Господин директор, мы по-разному смотрим на это. Я вовсе не хочу, чтобы эта статья или мои действия во время войны были „забыты“. Я только хочу, чтобы ничего не искажалось. Думаю, это не может мне повредить, это никому не может повредить, и скрывать мне нечего.

Уважающая Вас Мария Гамсун».

«Нёрхолм 16 окт. 51.

В последние недели все мое время поглощает уход за папой. Возможно, он временами теряет сознание, потому что часто падает, но успевает за что-нибудь ухватиться, так что удар бывает не слишком сильным. Однако поднять его ужасно трудно, сначала я сажаю его на низкий сундучок, потом на скамейку, потом уже на стул. Наверное, он падает потому, что устает сидеть или лежать. Теперь я вбила в стену позади стула крюк и обвязываю его веревкой, когда мне надо отойти от него. Он не возражает против этого, только похлопывает меня по руке, он, бедняга, — сама доброта. Ты спрашиваешь, не проясняется ли у него сознание. Чуть-чуть, иногда. Бывают минуты, когда он говорит разумно о том, что происходит. Но голос у него очень слабый. И как правило это быстро проходит — через час или около того. И он снова бессвязно что-то бормочет, слов почти не разобрать. Как раз сегодня вечером некоторое время сознание у него было совершенно ясное, и я передала ему привет от тебя и детей. Он все понял и поблагодарил. Память у него бывает проблесками. Иногда он по нескольку дней не помнит моего имени, называет то фрёкен, то фру. Но узнает он меня всегда и крепко держит, когда я хочу отойти. Думаю, он больше не чувствует себя несчастным, если только я сижу рядом, кормлю его, поправляю тряпки, на которых он лежит, глажу временами по руке, он уже доволен. Больно на это смотреть. Было бы легче, если бы он был в сознании и не отключался.

Фру Страй хочет сделать еще одну попытку через Гиерлёффа, чтобы кто-нибудь вступился за папу перед комитетом юстиции или как он теперь называется, кажется, департамент. Очень многие, в том числе и сама фру Страй, считают, что приговор несправедливый и в моральном и в юридическом отношении. Если бы можно было подключить к этому делу нужных людей, у нас появилась бы надежда получить обратно часть того, что у нас отобрали.
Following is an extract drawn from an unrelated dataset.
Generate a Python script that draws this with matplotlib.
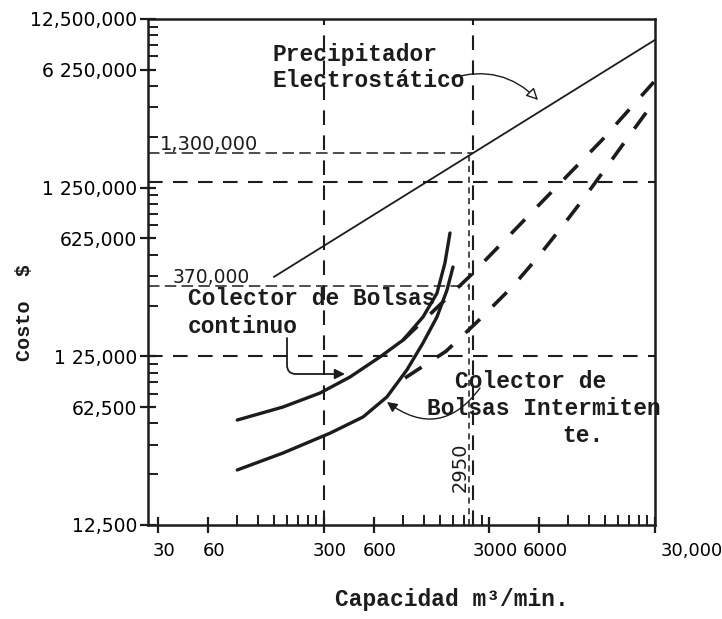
import matplotlib.pyplot as plt
import matplotlib.transforms as mtransforms
from matplotlib.ticker import FixedLocator, NullFormatter

# Capacidad (m3/min) vs costo ($)
prec_x = [150, 30000]
prec_y = [370000, 9400000]

cont_x = [90, 170, 284, 431, 655, 902, 1191, 1446, 1616, 1733]
cont_y = [52400, 62600, 75700, 94200, 124000, 156000, 214000, 296000, 447000, 673000]

inter_x = [90, 170, 327, 517, 721, 953, 1191, 1446, 1663, 1807]
inter_y = [26500, 33400, 43800, 54600, 71800, 104000, 150000, 214000, 309000, 423000]

# extrapolaciones (trazo discontinuo)
cont_ext_x = [902, 2320, 6050, 14350, 29500]
cont_ext_y = [156000, 379000, 1000000, 2394000, 5286000]

inter_ext_x = [927, 1641, 2523, 4160, 5890, 8110, 11170, 15600, 20900, 29500]
inter_ext_y = [93000, 134000, 199600, 326000, 485000, 720000, 1084000, 1700000, 2530000, 4018000]

# lineas de referencia
ref_h_y = [125000, 1350000, 2000000, 325000]
ref_h_xend = [30000, 30000, 2400, 2250]
ref_v_x = [300, 2400, 2250]
ref_v_yend = [12500000, 12500000, 2000000]

x_ticks = [30, 60, 300, 600, 3000, 6000, 30000]
x_labels = ["30", "60", "300", "600", "3000", "6000", "30,000"]
y_ticks = [12500, 62500, 125000, 625000, 1250000, 6250000, 12500000]
y_labels = ["12,500", "62,500", "1 25,000", "625,000", "1 250,000", "6 250,000", "12,500,000"]

X_MIN, X_MAX = 26, 30000
Y_MIN, Y_MAX = 12500, 12500000

W, H = 722, 619
INK = "#1c1c1c"
MONO = "Liberation Mono"
HAND = "DejaVu Sans"


def P(px, py):
    # pixel of the picture -> figure fraction
    return (px / W, 1 - py / H)


fig = plt.figure(figsize=(W / 100, H / 100), dpi=100)
fig.patch.set_facecolor("white")
ax = fig.add_axes([148 / W, 1 - 525 / H, 507 / W, 506 / H])
ax.set_xscale("log")
ax.set_yscale("log")
ax.set_xlim(X_MIN, X_MAX)
ax.set_ylim(Y_MIN, Y_MAX)

# reference lines
for i, (yv, xe) in enumerate(zip(ref_h_y, ref_h_xend)):
    if i < 2:
        ax.plot([X_MIN, xe], [yv, yv], color=INK, lw=1.5, ls=(0, (7, 5)))
    else:
        ax.plot([X_MIN, xe], [yv, yv], color=INK, lw=1.1, ls=(0, (7.5, 3.5)))
for i, (xv, ye) in enumerate(zip(ref_v_x, ref_v_yend)):
    if i < 2:
        ax.plot([xv, xv], [Y_MIN, ye], color=INK, lw=1.5, ls=(0, (7, 5)))
    else:
        ax.plot([xv, xv], [Y_MIN, ye], color=INK, lw=1.1, ls=(0, (4, 3)))

# curves
ax.plot(prec_x, prec_y, color=INK, lw=1.3)
ax.plot(cont_x, cont_y, color=INK, lw=2.4, solid_capstyle="round", solid_joinstyle="round")
ax.plot(inter_x, inter_y, color=INK, lw=2.4, solid_capstyle="round", solid_joinstyle="round")
ax.plot(cont_ext_x, cont_ext_y, color=INK, lw=2.6, ls=(0, (5.5, 5)))
ax.plot(inter_ext_x, inter_ext_y, color=INK, lw=2.6, ls=(0, (5.5, 5)))

# axes and ticks
for s in ax.spines.values():
    s.set_linewidth(1.8)
    s.set_color(INK)

ax.xaxis.set_major_locator(FixedLocator(x_ticks))
ax.set_xticklabels(x_labels)
ax.yaxis.set_major_locator(FixedLocator(y_ticks))
ax.set_yticklabels(y_labels)
x_minor = [30 * k * 10 ** n for n in range(3) for k in range(3, 10)]
y_minor = [12500 * k * 10 ** n for n in range(3) for k in (2, 3, 4, 6, 7, 8, 9)]
ax.xaxis.set_minor_locator(FixedLocator(x_minor))
ax.yaxis.set_minor_locator(FixedLocator(y_minor))
ax.xaxis.set_minor_formatter(NullFormatter())
ax.yaxis.set_minor_formatter(NullFormatter())
ax.tick_params(which="major", direction="inout", length=12, width=1.6, color=INK)
ax.tick_params(which="minor", direction="in", length=7, width=1.4, color=INK)
ax.tick_params(axis="x", which="major", pad=6, labelsize=13)
ax.tick_params(axis="y", which="major", pad=2, labelsize=13.5)

shift = mtransforms.ScaledTranslation(0.06, 0, fig.dpi_scale_trans)
for lab in ax.get_xticklabels():
    lab.set_family(HAND)
    lab.set_transform(lab.get_transform() + shift)
ax.get_xticklabels()[-1].set_horizontalalignment("left")
for lab in ax.get_yticklabels():
    lab.set_family(HAND)

# axis titles
fig.text(*P(25, 312), "Costo  $", rotation=90, ha="center", va="center",
         family=MONO, weight="bold", size=14.5, color=INK)
fig.text(*P(335, 606), "Capacidad m³/min.", ha="left", va="baseline",
         family=MONO, weight="bold", size=16.5, color=INK)

# curve names
txt = dict(family=MONO, weight="bold", size=16.5, color=INK, va="baseline", ha="left")
fig.text(*P(272, 61), "Precipitador", **txt)
fig.text(*P(272, 87), "Electrostático", **txt)
fig.text(*P(188, 305), "Colector de Bolsas", **txt)
fig.text(*P(188, 333), "continuo", **txt)
fig.text(*P(455, 388), "Colector de", **txt)
fig.text(*P(427, 415), "Bolsas Intermiten", **txt)
fig.text(*P(562, 442), "te.", **txt)

# values written on the reference lines
fig.text(*P(160, 150), "1,300,000", family=HAND, size=14, color=INK, va="baseline")
fig.text(*P(173, 283), "370,000", family=HAND, size=13.5, color=INK, va="baseline")
fig.text(*P(460, 467), "2950", family=HAND, size=14, color=INK, rotation=90,
         ha="center", va="center")

# arrows
ax.annotate("", xy=P(538, 100), xytext=P(452, 78),
            xycoords="figure fraction", textcoords="figure fraction",
            arrowprops=dict(arrowstyle="-|>,head_length=0.7,head_width=0.35",
                            connectionstyle="arc3,rad=-0.3", fc="white", ec=INK,
                            lw=1.0, shrinkA=0, shrinkB=0))
ax.annotate("", xy=P(345, 374), xytext=P(287, 338),
            xycoords="figure fraction", textcoords="figure fraction",
            arrowprops=dict(arrowstyle="-|>,head_length=0.6,head_width=0.3",
                            connectionstyle="angle,angleA=90,angleB=0,rad=9",
                            fc=INK, ec=INK, lw=1.3, shrinkA=0, shrinkB=0))
ax.annotate("", xy=P(387, 402), xytext=P(480, 388),
            xycoords="figure fraction", textcoords="figure fraction",
            arrowprops=dict(arrowstyle="-|>,head_length=0.6,head_width=0.3",
                            connectionstyle="arc3,rad=-0.5", fc=INK, ec=INK,
                            lw=1.0, shrinkA=0, shrinkB=0))

fig.savefig("out.png", dpi=100, facecolor="white")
Не можешь ли ты при случае сказать Шиббю, что Гамсуну с женой назначили содержание по старости семьдесят восемь крон в месяц? Это местные власти прислали нам анкету без всякого обращения с нашей стороны…»

19 ноября 1951 года маме исполнилось семьдесят лет. Ее детские книги так и не вышли, но несмотря на иллюзии, которые она все-таки питала, несмотря на страшно утомительный уход за отцом, который она взвалила на себя и с которым справлялась без посторонней помощи, она бывала рада, когда чувствовала, что ее окружают теплом и пониманием.

Уже на следующий день она пишет:

«Прежде всего я благодарю вас всех! Я получила целую кучу подарков, за которые очень благодарна, а также письма, телеграммы, цветы и посылки. Но больше всего меня порадовала посылка из Хёна! Прекрасное блюдо — или вернее миска — с поздравлением, написанным на ней всеми, кто в доме умеет писать! Вот это радость!..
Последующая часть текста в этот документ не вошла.